Frederick Co. teen crowned Maryland’s new dairy princess
FREDERICK, Md. (July 25, 2017) — Sydnie Grossnickle, daughter of Robert and Lydia Grossnickle of Union Bridge, Md., is the new Maryland Dairy Princess.
The 56th Maryland Dairy Princess coronation was held July 12, with four Maryland Regional Dairy Princesses in competition for the title.
Jordyn Griffin, daughter of Jennifer and Wyatt Griffin, was selected to be the alternate dairy princess. She was also named Miss Congeniality.
Also in competition were Brooke Knauss, the South Central Dairy Princess, daughter of Lee and Deneice Knauss of Davidsonville, Md., and Amanda Stephan, daughter of Joseph and Celeste Stephan of Joppa, Md.
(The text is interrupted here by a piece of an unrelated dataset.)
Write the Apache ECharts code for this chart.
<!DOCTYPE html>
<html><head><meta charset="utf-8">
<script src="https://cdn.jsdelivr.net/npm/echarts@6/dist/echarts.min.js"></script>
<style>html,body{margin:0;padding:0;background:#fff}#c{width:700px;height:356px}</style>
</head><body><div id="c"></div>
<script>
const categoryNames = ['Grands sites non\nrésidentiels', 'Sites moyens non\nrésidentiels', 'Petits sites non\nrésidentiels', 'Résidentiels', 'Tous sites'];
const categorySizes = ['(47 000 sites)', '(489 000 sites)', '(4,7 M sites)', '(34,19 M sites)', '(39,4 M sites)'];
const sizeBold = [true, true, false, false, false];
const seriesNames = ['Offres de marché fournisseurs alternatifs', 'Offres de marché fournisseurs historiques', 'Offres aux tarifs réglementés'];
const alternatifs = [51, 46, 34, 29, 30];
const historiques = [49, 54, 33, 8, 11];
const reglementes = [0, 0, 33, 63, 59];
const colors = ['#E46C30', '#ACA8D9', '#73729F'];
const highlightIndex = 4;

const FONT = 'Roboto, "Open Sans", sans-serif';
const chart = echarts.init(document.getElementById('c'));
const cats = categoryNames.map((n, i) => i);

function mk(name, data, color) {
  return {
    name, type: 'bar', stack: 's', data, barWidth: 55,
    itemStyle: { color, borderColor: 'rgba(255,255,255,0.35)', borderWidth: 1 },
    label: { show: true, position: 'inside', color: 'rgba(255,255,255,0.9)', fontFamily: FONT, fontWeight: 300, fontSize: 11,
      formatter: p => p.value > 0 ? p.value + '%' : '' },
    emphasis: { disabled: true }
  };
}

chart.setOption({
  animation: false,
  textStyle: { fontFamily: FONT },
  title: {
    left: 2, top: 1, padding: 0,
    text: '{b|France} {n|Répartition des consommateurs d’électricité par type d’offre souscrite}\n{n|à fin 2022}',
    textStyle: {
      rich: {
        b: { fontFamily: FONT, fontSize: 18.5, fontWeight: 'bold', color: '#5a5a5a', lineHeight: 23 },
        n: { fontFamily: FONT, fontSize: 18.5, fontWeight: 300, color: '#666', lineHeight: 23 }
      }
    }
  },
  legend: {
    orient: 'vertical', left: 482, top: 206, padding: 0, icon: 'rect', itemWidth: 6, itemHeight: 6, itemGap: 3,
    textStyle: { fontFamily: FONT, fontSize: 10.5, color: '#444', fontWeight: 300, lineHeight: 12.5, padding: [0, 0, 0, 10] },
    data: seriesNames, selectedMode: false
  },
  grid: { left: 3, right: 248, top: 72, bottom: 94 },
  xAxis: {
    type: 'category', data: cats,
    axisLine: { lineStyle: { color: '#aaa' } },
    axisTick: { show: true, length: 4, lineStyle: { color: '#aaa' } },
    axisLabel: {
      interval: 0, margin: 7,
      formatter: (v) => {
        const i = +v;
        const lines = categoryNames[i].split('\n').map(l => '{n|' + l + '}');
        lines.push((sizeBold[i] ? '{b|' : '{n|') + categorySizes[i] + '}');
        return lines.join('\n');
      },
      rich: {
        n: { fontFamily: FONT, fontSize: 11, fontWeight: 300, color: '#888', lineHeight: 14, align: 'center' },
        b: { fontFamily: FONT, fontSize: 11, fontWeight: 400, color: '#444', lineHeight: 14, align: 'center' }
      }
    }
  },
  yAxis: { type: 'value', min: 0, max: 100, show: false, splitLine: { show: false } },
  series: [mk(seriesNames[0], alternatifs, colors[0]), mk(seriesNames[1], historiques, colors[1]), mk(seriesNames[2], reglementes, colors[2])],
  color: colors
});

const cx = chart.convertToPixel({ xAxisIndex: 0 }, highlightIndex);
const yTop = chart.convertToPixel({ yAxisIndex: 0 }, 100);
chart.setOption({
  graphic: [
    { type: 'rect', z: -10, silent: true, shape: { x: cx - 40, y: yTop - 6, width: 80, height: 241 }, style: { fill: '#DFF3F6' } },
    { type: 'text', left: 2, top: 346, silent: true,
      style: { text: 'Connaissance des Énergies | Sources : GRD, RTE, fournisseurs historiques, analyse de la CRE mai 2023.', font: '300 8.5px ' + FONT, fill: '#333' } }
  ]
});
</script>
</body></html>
Dairy princesses spend their year-long reign promoting the dairy industry and the healthfulness of milk and dairy products at schools, fairs, festivals stores and more, across the state. As royal spokesperson for the dairy industry, the dairy princesses travel throughout the state conducting school programs, appearing on radio and television, giving product demonstrations, writing news articles and speaking to farming and non-farming groups. In addition to the four regional princesses, there is also a team of alternate princesses and dairy maids to assist in promoting the benefits of milk and milk products.
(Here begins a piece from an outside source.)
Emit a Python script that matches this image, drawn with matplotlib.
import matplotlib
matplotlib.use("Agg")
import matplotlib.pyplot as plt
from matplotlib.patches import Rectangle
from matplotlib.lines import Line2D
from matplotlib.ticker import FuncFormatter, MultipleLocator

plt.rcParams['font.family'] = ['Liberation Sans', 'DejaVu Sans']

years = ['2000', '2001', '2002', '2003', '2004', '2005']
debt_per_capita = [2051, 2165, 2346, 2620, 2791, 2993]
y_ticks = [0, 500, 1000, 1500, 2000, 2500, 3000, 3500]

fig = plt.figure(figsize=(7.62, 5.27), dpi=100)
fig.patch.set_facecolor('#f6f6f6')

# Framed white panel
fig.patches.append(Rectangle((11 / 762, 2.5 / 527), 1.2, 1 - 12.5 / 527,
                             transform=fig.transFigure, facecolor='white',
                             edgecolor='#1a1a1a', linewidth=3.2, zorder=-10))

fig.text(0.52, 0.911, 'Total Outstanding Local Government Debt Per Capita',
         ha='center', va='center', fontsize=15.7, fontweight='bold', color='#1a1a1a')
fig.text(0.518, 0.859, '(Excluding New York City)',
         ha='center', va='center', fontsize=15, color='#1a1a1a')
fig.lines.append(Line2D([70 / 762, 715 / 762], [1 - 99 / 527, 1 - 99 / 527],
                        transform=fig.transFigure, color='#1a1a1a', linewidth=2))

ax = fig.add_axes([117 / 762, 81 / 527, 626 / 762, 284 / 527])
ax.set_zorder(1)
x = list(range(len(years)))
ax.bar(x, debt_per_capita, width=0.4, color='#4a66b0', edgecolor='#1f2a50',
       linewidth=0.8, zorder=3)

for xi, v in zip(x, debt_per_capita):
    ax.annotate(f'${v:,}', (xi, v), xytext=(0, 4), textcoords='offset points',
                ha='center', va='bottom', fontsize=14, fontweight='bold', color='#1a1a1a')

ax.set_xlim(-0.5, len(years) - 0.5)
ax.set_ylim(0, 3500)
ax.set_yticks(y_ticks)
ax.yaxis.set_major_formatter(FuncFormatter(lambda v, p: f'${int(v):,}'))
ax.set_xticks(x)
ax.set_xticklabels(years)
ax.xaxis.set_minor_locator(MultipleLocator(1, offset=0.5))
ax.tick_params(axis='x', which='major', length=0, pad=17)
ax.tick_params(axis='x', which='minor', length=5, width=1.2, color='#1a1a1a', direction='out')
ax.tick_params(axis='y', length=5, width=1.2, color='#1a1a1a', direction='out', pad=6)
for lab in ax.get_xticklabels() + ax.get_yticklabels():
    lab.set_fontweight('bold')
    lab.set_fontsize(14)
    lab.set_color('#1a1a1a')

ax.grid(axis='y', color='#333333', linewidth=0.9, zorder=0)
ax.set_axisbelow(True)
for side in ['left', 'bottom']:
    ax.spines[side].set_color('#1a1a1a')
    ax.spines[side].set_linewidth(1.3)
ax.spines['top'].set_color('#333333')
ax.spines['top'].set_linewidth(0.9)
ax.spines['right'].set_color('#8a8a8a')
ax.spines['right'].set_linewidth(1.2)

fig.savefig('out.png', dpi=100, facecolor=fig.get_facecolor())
The retiring dairy princess, Mackenzie Underwood of Cecil County, who works on her parents dairy farm, gave a short presentation of her year as the 2016-2017 Maryland Dairy Princess in which she gave 100 plus promotions about dairy and dairy products and, she noted, “If your barn boots aren’t next to your (high) heels you aren’t a true dairy person”.
The contestants were introduced, Each gave a Creative Presentation, presented a Radio Spot, and was given a final question before selection of the Dairy Princess was made.
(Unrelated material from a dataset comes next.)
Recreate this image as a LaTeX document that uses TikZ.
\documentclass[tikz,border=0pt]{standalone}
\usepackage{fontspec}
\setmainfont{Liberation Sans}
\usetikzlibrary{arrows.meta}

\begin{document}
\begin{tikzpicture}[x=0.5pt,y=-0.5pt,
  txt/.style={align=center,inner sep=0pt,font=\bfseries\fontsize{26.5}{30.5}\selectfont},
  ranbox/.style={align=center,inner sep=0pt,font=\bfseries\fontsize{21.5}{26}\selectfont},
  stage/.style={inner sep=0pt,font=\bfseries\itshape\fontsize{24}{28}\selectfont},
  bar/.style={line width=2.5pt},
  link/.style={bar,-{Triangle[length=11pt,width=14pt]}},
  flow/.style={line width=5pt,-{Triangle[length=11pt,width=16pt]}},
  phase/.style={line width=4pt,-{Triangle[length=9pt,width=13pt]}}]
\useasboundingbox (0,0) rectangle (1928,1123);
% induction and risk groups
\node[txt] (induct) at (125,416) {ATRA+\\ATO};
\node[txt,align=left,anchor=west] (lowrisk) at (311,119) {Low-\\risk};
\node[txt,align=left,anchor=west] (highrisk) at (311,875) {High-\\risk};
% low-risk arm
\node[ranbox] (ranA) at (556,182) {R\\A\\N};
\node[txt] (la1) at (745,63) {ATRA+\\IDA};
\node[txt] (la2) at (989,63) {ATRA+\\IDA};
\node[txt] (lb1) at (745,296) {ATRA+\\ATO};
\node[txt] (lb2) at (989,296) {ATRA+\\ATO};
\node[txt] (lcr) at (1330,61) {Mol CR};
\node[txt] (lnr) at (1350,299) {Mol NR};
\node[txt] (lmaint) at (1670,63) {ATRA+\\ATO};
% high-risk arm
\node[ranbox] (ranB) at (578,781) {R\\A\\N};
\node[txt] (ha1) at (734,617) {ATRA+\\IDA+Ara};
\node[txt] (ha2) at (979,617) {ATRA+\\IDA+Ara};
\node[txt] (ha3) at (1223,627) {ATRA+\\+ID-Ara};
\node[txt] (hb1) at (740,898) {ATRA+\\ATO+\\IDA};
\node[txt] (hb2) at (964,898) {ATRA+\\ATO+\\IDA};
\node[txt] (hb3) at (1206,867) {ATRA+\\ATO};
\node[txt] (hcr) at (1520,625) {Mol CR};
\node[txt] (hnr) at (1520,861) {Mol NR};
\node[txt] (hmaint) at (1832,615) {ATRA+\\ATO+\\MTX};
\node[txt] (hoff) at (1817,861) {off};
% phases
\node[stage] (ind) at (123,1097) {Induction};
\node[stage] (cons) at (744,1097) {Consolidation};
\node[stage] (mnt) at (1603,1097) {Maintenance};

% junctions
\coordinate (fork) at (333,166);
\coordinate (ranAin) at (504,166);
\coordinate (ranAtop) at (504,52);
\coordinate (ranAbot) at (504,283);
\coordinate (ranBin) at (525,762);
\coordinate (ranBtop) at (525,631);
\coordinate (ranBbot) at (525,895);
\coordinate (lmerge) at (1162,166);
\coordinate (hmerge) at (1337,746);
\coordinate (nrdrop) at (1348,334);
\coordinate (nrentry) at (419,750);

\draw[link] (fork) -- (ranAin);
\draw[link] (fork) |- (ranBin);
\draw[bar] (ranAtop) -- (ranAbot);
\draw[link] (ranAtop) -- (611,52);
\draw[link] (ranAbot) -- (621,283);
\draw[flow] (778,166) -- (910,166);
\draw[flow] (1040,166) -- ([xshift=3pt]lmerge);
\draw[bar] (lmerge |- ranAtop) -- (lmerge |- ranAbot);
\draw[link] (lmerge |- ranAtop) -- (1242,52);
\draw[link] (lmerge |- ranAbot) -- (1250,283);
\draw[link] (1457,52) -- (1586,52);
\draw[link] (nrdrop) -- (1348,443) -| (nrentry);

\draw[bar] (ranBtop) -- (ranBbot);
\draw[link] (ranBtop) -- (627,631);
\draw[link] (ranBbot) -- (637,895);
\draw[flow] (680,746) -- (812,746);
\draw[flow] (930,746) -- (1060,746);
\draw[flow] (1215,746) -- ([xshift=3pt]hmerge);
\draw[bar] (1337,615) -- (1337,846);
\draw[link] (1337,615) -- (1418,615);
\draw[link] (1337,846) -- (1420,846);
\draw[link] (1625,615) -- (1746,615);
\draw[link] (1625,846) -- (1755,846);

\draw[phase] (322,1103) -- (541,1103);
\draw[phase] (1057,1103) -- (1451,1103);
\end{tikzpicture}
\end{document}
Grossnickle, the 2017-18 Maryland Dairy Princess, is 16 years old and a past Maryland Jersey Princess and Dairy Maid. She is the president of the Johnsville 4-H Club and exhibits dairy cattle, market hogs and dairy goats. A senior at Walkersville High School, she was vice-president of her FFA chapter and a member of the winning state FFA land judging, milk quality and products and agricultural communications teams. She was also her FFA chapter ambassador, and is enrolled in the advanced floral design program at the Frederick County Career and Technology Center, learning design, management and production.
Her family operates Johnsville Farms where she assists in record keeping. She also owns and cares for her own herd of Nubian and Alpine dairy goats and her future plans include attending agricultural college.
She helps elementary school students learn about agriculture, raises dairy cattle, and does poultry and dairy judging.
She said she starts her day with “a tall, ice cold glass of milk” because the beverage is tasty and has many flavors and health benefits including 9 essential nutrients.
She also said that yogurt has the same nutritional value as milk “and it keeps you fuller longer”, and she noted that there are thousands of cheeses, another tasty milk product, all over the world.
Jordan Griffin, the alternate dairy princess, is 15 years old and she started her presentation by saying, “The very best part of waking up is dairy in your cup”.
She went on to say that our Maryland secretary of agriculture has been quoted as saying that Maryland dairy farms are losing money.
“What would you say to the governor if you had the chance?” she asked. “I’d tell him that farmers feed the world”.
Jordan has been named National Holstein Young Distinguished Junior Member, her record book was the overall state winner this year, and she was a member of the State Holstein Dairy Bowl Team that won the national sportsmanship award twice.
Recently exhibiting the grand champion Holstein at the Maryland Holstein Field Day, she is a junior at Francis Scott Key High School and active in the FFA chapter there, serving as treasurer. She is also team manager and score keeper for varsity wrestling and a participant in the student government association.
She milks and feeds calves at a neighboring dairy farm, feeds and prepares her own animals for show at home and assists with her family’s farmers market business. She hopes to attend Virginia Tech to study dairy science.
As to the other two contestants, Brooke Knauss plans to attend an agricultural college and major in animal science and minor in agribusiness with the intent of obtaining a masters and owning a dairy farm some day, helping to educate the public about milk and agriculture.
Amanda Stefan exhibits dairy cattle at regional shows and fairs and plans to attend graduate school to study large animal veterinary medicine.
Judges for the 56th Dairy Princess event were Mrs. Sandy Davis of West Virginia Dairy Cattle Show in Kearneysville, W. Va.; Mrs. Laura Greer, of the Delaware Dairy Princess Association in Middletown, Del.; and Mr. Alan Zepp, of the Pennsylvania Center for Dairy Excellence in Harrisburg, Pa.
Mr. Denny Remsburg of Jefferson, Md., was master of ceremonies.